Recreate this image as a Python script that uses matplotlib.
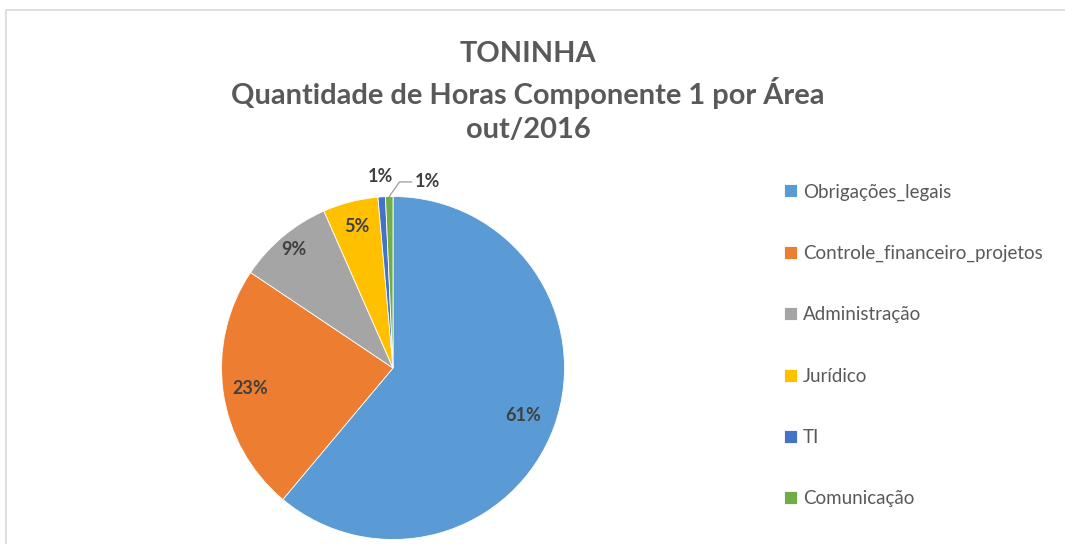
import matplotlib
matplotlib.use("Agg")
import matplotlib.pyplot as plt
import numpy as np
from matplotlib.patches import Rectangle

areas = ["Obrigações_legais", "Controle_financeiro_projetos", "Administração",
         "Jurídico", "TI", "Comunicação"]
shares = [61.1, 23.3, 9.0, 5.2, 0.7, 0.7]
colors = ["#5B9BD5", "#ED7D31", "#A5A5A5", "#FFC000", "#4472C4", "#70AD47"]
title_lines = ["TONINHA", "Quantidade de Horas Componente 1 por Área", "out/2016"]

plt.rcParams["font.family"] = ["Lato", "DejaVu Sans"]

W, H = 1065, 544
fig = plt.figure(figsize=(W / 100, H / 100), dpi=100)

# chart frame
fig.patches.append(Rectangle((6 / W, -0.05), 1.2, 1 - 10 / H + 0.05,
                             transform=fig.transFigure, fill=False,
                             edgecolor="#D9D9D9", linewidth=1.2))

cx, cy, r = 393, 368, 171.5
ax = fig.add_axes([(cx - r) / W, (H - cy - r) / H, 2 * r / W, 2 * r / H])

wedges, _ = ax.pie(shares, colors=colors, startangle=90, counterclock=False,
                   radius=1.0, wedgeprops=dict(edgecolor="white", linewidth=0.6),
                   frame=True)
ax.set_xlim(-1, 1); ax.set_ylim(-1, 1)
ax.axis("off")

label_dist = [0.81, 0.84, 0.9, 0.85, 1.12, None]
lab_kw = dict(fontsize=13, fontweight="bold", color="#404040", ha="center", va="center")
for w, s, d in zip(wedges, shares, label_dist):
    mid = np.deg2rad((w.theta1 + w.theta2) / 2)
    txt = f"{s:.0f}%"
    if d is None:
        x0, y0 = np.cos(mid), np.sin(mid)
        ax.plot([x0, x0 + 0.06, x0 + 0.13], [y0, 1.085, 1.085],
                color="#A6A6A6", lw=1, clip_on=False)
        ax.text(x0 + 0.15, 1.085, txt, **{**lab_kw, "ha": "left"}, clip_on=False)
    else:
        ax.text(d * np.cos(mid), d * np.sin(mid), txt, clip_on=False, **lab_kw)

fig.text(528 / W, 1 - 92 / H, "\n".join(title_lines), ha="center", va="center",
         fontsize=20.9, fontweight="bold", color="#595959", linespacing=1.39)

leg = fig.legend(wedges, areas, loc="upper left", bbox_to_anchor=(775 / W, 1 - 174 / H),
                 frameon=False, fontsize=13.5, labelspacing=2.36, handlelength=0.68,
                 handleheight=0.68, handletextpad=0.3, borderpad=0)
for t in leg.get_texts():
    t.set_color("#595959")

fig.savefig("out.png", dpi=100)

*The task*: Give again exactly the lines running from the beginning of the material above through the line that contains "from matplotlib.patches import Rectangle", and leave out every picture.

*Exercise output*:
Recreate this image as a Python script that uses matplotlib.
import matplotlib
matplotlib.use("Agg")
import matplotlib.pyplot as plt
import numpy as np
from matplotlib.patches import Rectangle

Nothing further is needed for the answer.